A la izquierda se le presupone el compromiso con la paz, y eso es lo importante.
Aunque en ocasiones pueda entenderse como obligaciones de la llamada Realpolitik, es difícil no sentir repugnancia ante la visión de todo un presidente de Estados Unidos sonriendo y celebrando con un dictador totalitario. No lo fue cuando Jiang Zeming visitó los EEUU de Clinton, no lo fue cuando Obama visitó la Cuba de los Castro y no lo ha sido ahora con la amigable reunión de Trump y Kim Jong Un en Singapur.

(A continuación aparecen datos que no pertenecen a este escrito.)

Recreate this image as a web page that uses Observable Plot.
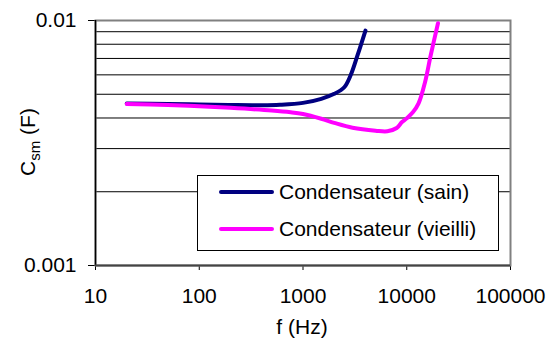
<!DOCTYPE html>
<html>
<head>
<meta charset="utf-8">
<script src="https://cdn.jsdelivr.net/npm/d3@7"></script>
<script src="https://cdn.jsdelivr.net/npm/@observablehq/plot@0.6"></script>
<style>
  html, body { margin: 0; padding: 0; background: #fff; }
  #wrap { position: relative; width: 560px; height: 342px; font-family: "Liberation Sans", Arial, sans-serif; }
  #wrap svg text { font-size: 21px; font-family: "Liberation Sans", Arial, sans-serif; fill: #000; }
  #legend { position: absolute; left: 197px; top: 175px; width: 300px; height: 74px; border: 1px solid #000; background: #fff; }
  .row { position: absolute; left: 0; height: 24px; display: flex; align-items: center; font-size: 21px; color: #000; white-space: nowrap; }
  .sw { width: 55px; height: 4px; border-radius: 2px; margin-left: 21px; margin-right: 5px; }
</style>
</head>
<body>
<div id="wrap"></div>
<script>
// Data
const seriesNames = ["Condensateur (sain)", "Condensateur (vieilli)"];
const seriesColors = ["#000080", "#ff00ff"];

const fSain = [20, 50, 100, 200, 400, 600, 1000, 1500, 2000, 2500, 2870, 3350, 4000];
const cSain = [0.00458, 0.00456, 0.00454, 0.00452, 0.00451, 0.00453, 0.00461, 0.00479, 0.00502, 0.00534, 0.00596, 0.0072, 0.0091];

const fVieilli = [20, 50, 100, 200, 500, 760, 1000, 1500, 2000, 3000, 5000, 6500, 8000, 9000, 10000, 11500, 13000, 15000, 17000, 20000];
const cVieilli = [0.00456, 0.00452, 0.00447, 0.0044, 0.00429, 0.00422, 0.00415, 0.00397, 0.00382, 0.00365, 0.00355, 0.00353, 0.00364, 0.00385, 0.00399, 0.00423, 0.00459, 0.0056, 0.0072, 0.00975];

const xTicks = [10, 100, 1000, 10000, 100000];
const yTicks = [0.001, 0.01];
const yGrid = [0.002, 0.003, 0.004, 0.005, 0.006, 0.007, 0.008, 0.009];

const sain = fSain.map((f, i) => ({f, c: cSain[i]}));
const vieilli = fVieilli.map((f, i) => ({f, c: cVieilli[i]}));

const chart = Plot.plot({
  width: 560,
  height: 342,
  marginLeft: 95,
  marginRight: 50,
  marginTop: 20,
  marginBottom: 77,
  style: {background: "#fff", fontSize: "21px", fontFamily: "Liberation Sans, Arial, sans-serif", overflow: "visible"},
  x: {type: "log", domain: [10, 100000], ticks: xTicks, tickFormat: d => String(d), tickSize: 5, tickPadding: 18, label: null},
  y: {type: "log", domain: [0.001, 0.01], ticks: yTicks, tickFormat: d => String(d), tickSize: 7, tickPadding: 12, label: null},
  marks: [
    Plot.ruleY(yGrid, {stroke: "#000", strokeWidth: 1}),
    Plot.frame({stroke: "#808080", strokeWidth: 2}),
    Plot.ruleX([10], {stroke: "#000", strokeWidth: 1.5}),
    Plot.ruleY([0.001], {stroke: "#444", strokeWidth: 2}),
    Plot.line(sain, {x: "f", y: "c", stroke: seriesColors[0], strokeWidth: 4, curve: "catmull-rom", strokeLinecap: "round", strokeLinejoin: "round"}),
    Plot.line(vieilli, {x: "f", y: "c", stroke: seriesColors[1], strokeWidth: 4, curve: "catmull-rom", strokeLinecap: "round", strokeLinejoin: "round"})
  ]
});

const wrap = document.getElementById("wrap");
wrap.appendChild(chart);

// Axis titles
const svg = d3.select(chart);
svg.append("text")
  .attr("x", 302).attr("y", 334)
  .attr("text-anchor", "middle")
  .text("f (Hz)");
const yl = svg.append("text")
  .attr("transform", "translate(35,142) rotate(-90)")
  .attr("text-anchor", "middle");
yl.append("tspan").text("C");
yl.append("tspan").attr("dy", 5).style("font-size", "15px").text("sm");
yl.append("tspan").attr("dy", -5).text(" (F)");

// Legend
const legend = document.createElement("div");
legend.id = "legend";
seriesNames.forEach((name, i) => {
  const row = document.createElement("div");
  row.className = "row";
  row.style.top = (i === 0 ? 4 : 41) + "px";
  const sw = document.createElement("div");
  sw.className = "sw";
  sw.style.background = seriesColors[i];
  const t = document.createElement("span");
  t.textContent = name;
  row.appendChild(sw);
  row.appendChild(t);
  legend.appendChild(row);
});
wrap.appendChild(legend);
</script>
</body>
</html>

Es verdad que Donald Trump es en muchos aspectos completamente distinto a anteriores presidentes de Estados Unidos, y en pocas cosas lo es más que en política exterior y en el trato con los demás líderes políticos, tanto de dentro como de fuera de sus fronteras. Es un promotor inmobiliario acostumbrado a negociar y persuadir con un estilo y unos modos que ha trasladado a una Casa Blanca y a una diplomacia internacional muy poco acostumbradas a ellos. De ahí que hace unos meses insultara al Kim actualmente en el poder y se burlara de él llamándolo «Little Rocket Man» en Twitter –provocando una histeria nuclear bastante alarmista y ridícula– y en Singapur todo hayan sido sonrisas y decir que el tirano «quiere lo mejor para sus ciudadanos», aunque los someta por el hambre y el terror.
El acuerdo de Singapur es muy poca cosa. Sí, se habla de grandes principios, de desnuclearización, de paz y prosperidad y toda la parafernalia habitual, pero sin ningún tipo de compromiso concreto. Lo cual parece lógico: es la primera reunión. Lo único que ha cedido Estados Unidos ha sido la cancelación de unas maniobras con Corea del Sur. A cambio consiguió, antes de la reunión, la paralización de las pruebas nucleares –aunque es posible que Corea del Norte no las necesite ya– y la liberación de prisioneros norteamericanos. Ahora ha obtenido también la devolución de restos de prisioneros de guerra y desaparecidos en combate, así como colaboración para la búsqueda e identificación de los que no tenga ya localizados, previo pago de un millón de dólares por cadáver. Lo más importante, las sanciones, sigue en pie.
Aun así, no nos engañemos. Si en lugar de Trump fuera Hillary Clinton quien saliera de esa reunión, serían difíciles de reproducir sin vergüenza ajena los ditirambos que le dedicaría la prensa socialdemócrata del mundo entero. En otro presidente esto sería objeto de alabanzas sin límite ni rubor alguno. No es una conjetura: lo vimos cuando Obama llegó a unos acuerdos nefastos con Cuba e Irán. Pero es que a la izquierda se le presupone el compromiso con la paz, y eso es lo importante. La confirmación de la imagen de que son los buenos. Y si hay algo que Trump no da es esa imagen. Pero por mucho que se empeñen algunos en hacérnoslo creer, idiota tampoco es.
De los últimos presidentes que han celebrado este tipo de reuniones, sólo Reagan salvó la cara como líder del mundo libre porque siempre dejó claro antes y después de departir con Gorbachov lo que pensaba de su «Imperio del Mal». Los zeks del Gulag sabían quién era y que estaba de su parte. A Trump no le veremos en Seúl gritándole a Kim que eche abajo ningún muro, ni defendiendo los derechos humanos de los súbditos de la tiranía salvo que pueda usarlo como baza. Porque Trump sólo está interesado en lo que considere que beneficia a los estadounidenses, ni más ni menos. Y eso incluye desactivar el peligro de un Kim Jong Un nuclear, pero no que los norcoreanos puedan vivir en libertad. Así que satisfará el ego del tirano cuando convenga a sus intereses y cuando no, se burlará de él e invitará a su Discurso sobre el Estado de la Unión a Ji Seong Ho, el heroico y mutilado desertor de la tiranía comunista de los Kim, para decirle que su «gran sacrificio» es «una inspiración para todos nosotros».
Es repugnante, sí. Aún está por ver si funcionará.